--- Data provided ---
════════

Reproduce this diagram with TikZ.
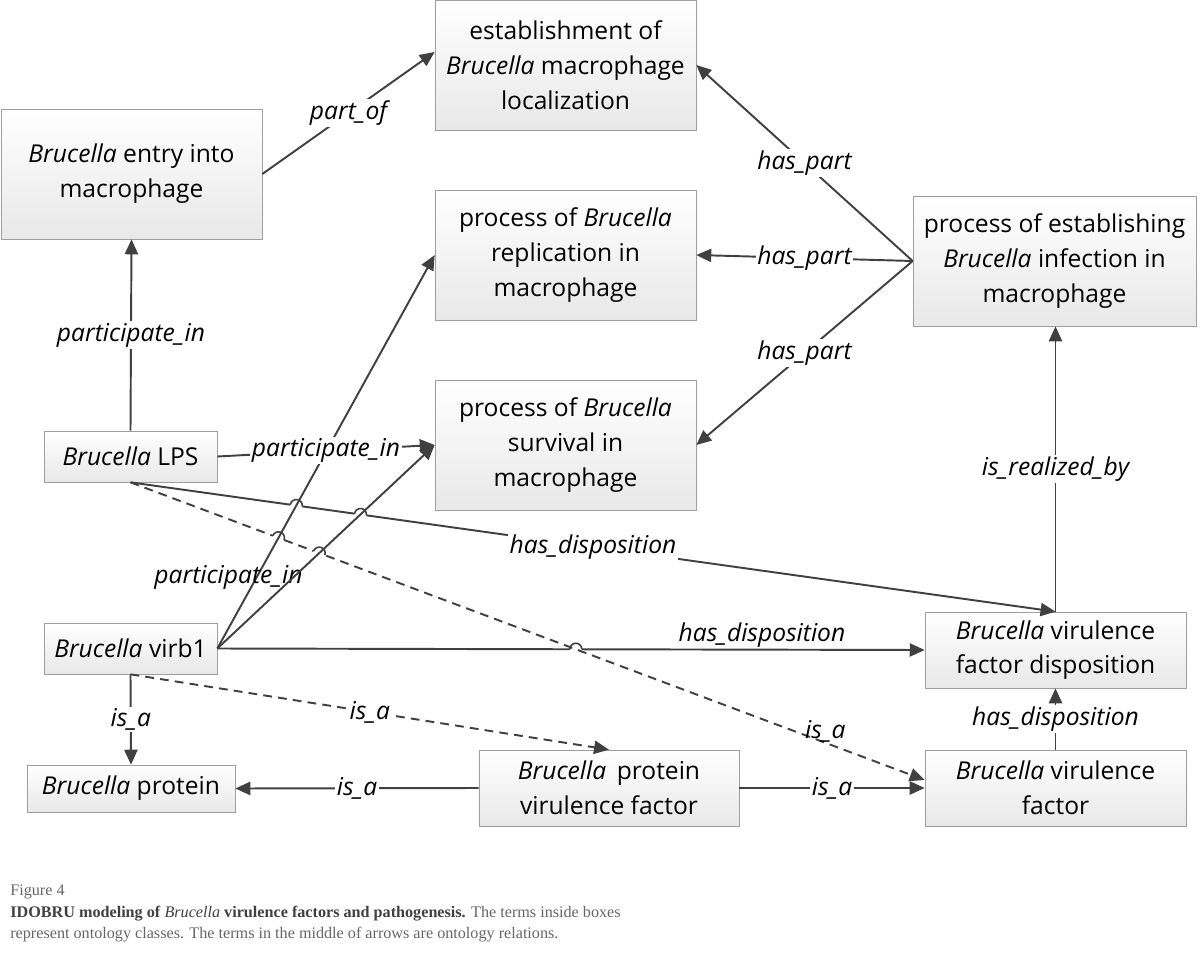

════════

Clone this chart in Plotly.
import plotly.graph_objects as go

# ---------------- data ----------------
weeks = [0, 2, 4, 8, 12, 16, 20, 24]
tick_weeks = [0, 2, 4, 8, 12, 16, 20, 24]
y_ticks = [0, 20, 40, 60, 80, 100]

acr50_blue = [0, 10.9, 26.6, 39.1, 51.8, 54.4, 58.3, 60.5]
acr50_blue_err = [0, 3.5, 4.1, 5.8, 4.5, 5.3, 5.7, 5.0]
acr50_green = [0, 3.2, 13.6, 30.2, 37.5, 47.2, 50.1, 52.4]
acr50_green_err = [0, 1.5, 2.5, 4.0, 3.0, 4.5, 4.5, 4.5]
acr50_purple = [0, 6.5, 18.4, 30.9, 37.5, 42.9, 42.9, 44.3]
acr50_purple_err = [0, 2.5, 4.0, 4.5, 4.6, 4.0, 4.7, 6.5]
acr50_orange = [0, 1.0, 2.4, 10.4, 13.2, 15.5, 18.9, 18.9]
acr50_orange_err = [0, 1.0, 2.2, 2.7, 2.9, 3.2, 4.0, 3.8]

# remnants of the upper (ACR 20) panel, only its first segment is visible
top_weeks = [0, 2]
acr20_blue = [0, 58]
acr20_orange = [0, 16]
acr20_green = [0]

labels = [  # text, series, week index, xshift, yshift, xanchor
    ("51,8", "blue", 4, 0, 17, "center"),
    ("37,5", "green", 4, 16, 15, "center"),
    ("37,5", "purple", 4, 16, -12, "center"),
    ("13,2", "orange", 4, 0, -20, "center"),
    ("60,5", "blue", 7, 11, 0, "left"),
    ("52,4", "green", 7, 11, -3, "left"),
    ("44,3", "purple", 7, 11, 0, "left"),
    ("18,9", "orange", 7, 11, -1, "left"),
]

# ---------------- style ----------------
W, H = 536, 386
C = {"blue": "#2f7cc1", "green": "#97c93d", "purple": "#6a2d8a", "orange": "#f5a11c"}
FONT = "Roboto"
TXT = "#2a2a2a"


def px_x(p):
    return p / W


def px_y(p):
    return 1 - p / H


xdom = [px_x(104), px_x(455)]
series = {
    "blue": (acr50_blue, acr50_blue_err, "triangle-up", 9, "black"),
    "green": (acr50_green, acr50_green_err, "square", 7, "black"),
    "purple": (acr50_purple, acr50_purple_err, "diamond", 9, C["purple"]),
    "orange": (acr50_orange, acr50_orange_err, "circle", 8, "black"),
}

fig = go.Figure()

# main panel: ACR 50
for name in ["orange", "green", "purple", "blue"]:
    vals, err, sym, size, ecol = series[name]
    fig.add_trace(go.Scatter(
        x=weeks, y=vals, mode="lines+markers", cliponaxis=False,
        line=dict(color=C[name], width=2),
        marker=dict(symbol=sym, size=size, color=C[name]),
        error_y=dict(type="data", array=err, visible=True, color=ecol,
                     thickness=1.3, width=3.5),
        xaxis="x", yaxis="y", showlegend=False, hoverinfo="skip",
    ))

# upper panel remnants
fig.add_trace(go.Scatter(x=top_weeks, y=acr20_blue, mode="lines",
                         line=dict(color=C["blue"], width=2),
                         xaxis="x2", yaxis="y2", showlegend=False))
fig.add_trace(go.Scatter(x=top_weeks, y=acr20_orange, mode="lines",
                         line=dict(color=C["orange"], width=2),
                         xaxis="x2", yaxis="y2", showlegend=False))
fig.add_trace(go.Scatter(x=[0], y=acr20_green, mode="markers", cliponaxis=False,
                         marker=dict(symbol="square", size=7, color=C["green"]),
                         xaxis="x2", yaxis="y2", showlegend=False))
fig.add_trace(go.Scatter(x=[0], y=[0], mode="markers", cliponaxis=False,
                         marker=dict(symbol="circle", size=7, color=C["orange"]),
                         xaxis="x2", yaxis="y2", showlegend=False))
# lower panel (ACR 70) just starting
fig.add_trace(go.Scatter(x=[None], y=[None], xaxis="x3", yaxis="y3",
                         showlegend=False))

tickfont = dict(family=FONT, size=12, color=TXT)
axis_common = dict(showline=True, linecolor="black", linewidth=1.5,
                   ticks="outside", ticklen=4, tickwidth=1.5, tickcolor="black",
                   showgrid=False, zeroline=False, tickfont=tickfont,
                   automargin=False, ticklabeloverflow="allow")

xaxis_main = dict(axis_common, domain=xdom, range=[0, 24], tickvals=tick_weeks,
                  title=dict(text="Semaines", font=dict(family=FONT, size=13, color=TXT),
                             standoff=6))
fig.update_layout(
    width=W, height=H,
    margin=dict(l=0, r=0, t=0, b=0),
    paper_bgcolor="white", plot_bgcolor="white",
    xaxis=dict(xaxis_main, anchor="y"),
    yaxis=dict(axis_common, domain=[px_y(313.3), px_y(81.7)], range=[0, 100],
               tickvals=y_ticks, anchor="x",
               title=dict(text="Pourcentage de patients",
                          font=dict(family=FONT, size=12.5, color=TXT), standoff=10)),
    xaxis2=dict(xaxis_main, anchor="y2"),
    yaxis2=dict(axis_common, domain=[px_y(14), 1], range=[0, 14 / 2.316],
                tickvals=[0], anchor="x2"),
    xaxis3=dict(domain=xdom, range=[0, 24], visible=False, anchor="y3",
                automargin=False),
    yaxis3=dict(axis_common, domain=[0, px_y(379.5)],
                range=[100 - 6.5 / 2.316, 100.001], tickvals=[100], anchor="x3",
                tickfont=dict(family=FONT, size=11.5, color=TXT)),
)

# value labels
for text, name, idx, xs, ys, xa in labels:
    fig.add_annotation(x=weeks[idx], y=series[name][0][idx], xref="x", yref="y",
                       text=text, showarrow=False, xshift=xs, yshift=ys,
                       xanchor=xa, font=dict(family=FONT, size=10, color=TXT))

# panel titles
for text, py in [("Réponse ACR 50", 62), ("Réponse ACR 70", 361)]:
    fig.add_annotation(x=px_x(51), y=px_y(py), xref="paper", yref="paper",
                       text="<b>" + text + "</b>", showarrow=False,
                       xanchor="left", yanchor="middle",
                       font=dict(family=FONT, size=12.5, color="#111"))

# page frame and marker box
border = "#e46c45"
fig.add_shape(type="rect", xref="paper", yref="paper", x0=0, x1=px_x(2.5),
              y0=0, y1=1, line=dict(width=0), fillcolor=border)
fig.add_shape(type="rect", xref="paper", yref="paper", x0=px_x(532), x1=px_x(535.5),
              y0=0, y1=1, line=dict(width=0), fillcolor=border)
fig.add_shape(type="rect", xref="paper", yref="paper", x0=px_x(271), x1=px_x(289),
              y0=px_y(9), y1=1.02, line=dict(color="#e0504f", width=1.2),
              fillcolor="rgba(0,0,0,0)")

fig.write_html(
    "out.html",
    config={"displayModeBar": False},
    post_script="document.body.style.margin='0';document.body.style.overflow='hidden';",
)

════════

--- Exercise instructions ---
Output, from the data above, the lines from the line with "Clone this chart in Plotly." to the line with "y_ticks = [0, 20, 40, 60, 80, 100]" exactly as they stand, both ends included and nothing else.

--- Written solution ---
Clone this chart in Plotly.
import plotly.graph_objects as go

# ---------------- data ----------------
weeks = [0, 2, 4, 8, 12, 16, 20, 24]
tick_weeks = [0, 2, 4, 8, 12, 16, 20, 24]
y_ticks = [0, 20, 40, 60, 80, 100]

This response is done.